It's not entirely clear what all your desired behaviours and constraints are. For example, in left-to-right order as you've listed the example filters, could a filter contain "" (your match-all "wildcard"), then another non-"" string?
Anyway, assuming you don't allow filters to have a ""
wildcard followed by a non-""
term, you could create an index of your filters with type...
std::unordered_map<std::string,
std::variant<filter*,
std::unordered_map<std::string,
std::variant<filter*,
std::unordered_map<std::string,
std::variant<filter*,
std::unordered_map<std::string,
std::variant<filter*,
std::unordered_map<std::string, filter*>
> > > > > > > > index;
This effectively describes a tree where each level may have either an exact string match or a ""
wildcard filter match, yielding either a filter*
to the matched filter if that's the last non-""
term in the filter, or the next level of the index.
Given your candidate for filtering, v1
, and assuming you've done the obvious work to populate the index, you can then search like this:
std::vector<filter*>
match(const std::array<string, 5>& v,
const auto& index) {
std::vector<filter*> matches;
auto it0 = index.find("");
if (it0 != index.end())
matches.push_back(std::get<filter*>(*it0)); // match-everything filter
if ((it0 = index.find(v[0])) == index.end())

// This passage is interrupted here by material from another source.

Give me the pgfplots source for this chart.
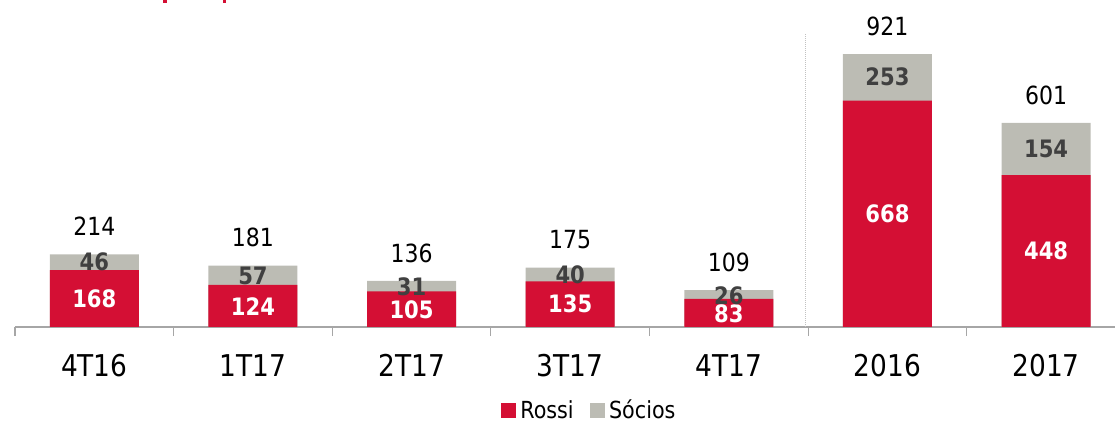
\documentclass[border=0pt]{standalone}
\usepackage{fontspec}
\setmainfont{DejaVu Sans}[FakeStretch=0.88]
\usepackage{pgfplots}
\pgfplotsset{compat=1.18}
\definecolor{rossi}{HTML}{D40F34}
\definecolor{socios}{HTML}{BCBCB4}
\definecolor{lblgray}{HTML}{404040}
\definecolor{axgray}{HTML}{A6A6A6}

\begin{document}
\begin{tikzpicture}
\begin{axis}[
    at={(15pt,93pt)}, anchor=south west,
    scale only axis, width=1100pt, height=327pt,
    xmin=-0.5, xmax=6.434, ymin=0, ymax=965,
    axis x line*=bottom, axis y line=none,
    x axis line style={-, axgray, line width=1.2pt},
    xtick={0,...,6},
    xticklabels={4T16,1T17,2T17,3T17,4T17,2016,2017},
    major tick length=0pt,
    minor xtick={-0.5,0.5,1.5,2.5,3.5,4.5,5.5},
    minor tick length=9pt, tick align=outside,
    tick style={axgray, line width=1.2pt},
    xticklabel style={font=\fontsize{30}{36}\selectfont, yshift=-24pt},
    ytick=\empty,
    clip=false,
    legend style={at={(axis description cs:0.522,-0.254)}, anchor=center,
        draw=none, legend columns=2, font=\fontsize{23.5}{27}\selectfont,
        /tikz/every odd column/.append style={column sep=3pt},
        /tikz/every even column/.append style={column sep=14pt}},
    legend image code/.code={\fill[#1] (0pt,-7pt) rectangle (14pt,7pt);},
]
% Socios bar drawn behind, its top = Rossi + Socios
\addplot[ybar, bar width=89pt, bar shift=0pt, fill=socios, draw=none, forget plot]
    coordinates {(0,214) (1,181) (2,136) (3,175) (4,109) (5,805) (6,602)};
\addplot[ybar, bar width=89pt, bar shift=0pt, fill=rossi, draw=none, forget plot]
    coordinates {(0,168) (1,124) (2,105) (3,135) (4,83) (5,668) (6,448)};
% Rossi labels
\addplot[draw=none, mark=none, forget plot, nodes near coords, point meta=explicit symbolic,
    every node near coord/.append style={anchor=center, text=white,
        font=\fontsize{24}{28}\selectfont\bfseries}]
    coordinates {(0,84)[168] (1,60)[124] (2,50)[105] (3,67.5)[135] (4,40)[83] (5,334)[668] (6,224)[448]};
% Socios labels
\addplot[draw=none, mark=none, forget plot, nodes near coords, point meta=explicit symbolic,
    every node near coord/.append style={anchor=center, text=lblgray,
        font=\fontsize{24}{28}\selectfont\bfseries}]
    coordinates {(0,191)[46] (1,150)[57] (2,120)[31] (3,155)[40] (4,92)[26] (5,739)[253] (6,525)[154]};
% totals
\addplot[draw=none, mark=none, forget plot, nodes near coords, point meta=explicit symbolic,
    every node near coord/.append style={anchor=south, text=black, yshift=15pt,
        font=\fontsize{25}{30}\selectfont}]
    coordinates {(0,214)[214] (1,181)[181] (2,136)[136] (3,175)[175] (4,109)[109] (5,805)[921] (6,602)[601]};
% separator
\addplot[axgray!70, densely dotted, line width=1pt, forget plot]
    coordinates {(4.485,0) (4.485,867)};
\addlegendimage{rossi}
\addlegendentry{Rossi}
\addlegendimage{socios}
\addlegendentry{Sócios}
\end{axis}
\fill[rossi] (163pt,417pt) rectangle (167pt,420pt);
\fill[rossi] (223pt,417pt) rectangle (226pt,420pt);
\pgfresetboundingbox
\useasboundingbox (0pt,0pt) rectangle (1115pt,420pt);
\end{tikzpicture}
\end{document}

return matches; // no non-wildcard match
const auto& i1 = std::get<1>(*it0); // next level in index
auto it1 = i1.find("");
...same kind of logic, working your way through the 5 levels...
This involves at most 10 hash table lookups so is O(1) w.r.t. the filter-set size.
That doesn't necessarily mean it'll be the best option performance-wise for any given data: the typical length of the strings, patterns in them such as being likely to start with the same characters and only differ in the last few characters, the length of the filter set - knowledge of these things may suggest an actually-faster approach.
How well the hash table works will also depend on the hash function used. For longish strings, GCC's string hash function - MURMUR32 - is massively higher quality than Visual C++'s (which for speed only incorporates 10 characters spaced along the string), and GCC uses prime bucket counts which can be much less collision prone than Visual C++'s power-of-2 choice. Other optimisations may be suggested by knowledge of the data, e.g. if you know the strings are always < 8 characters, you may choose to put them into a padded uint64_t and do direct equality comparisons, and use an open addressing / closed hashing hash table implementation to reduce CPU cache misses and improve speed.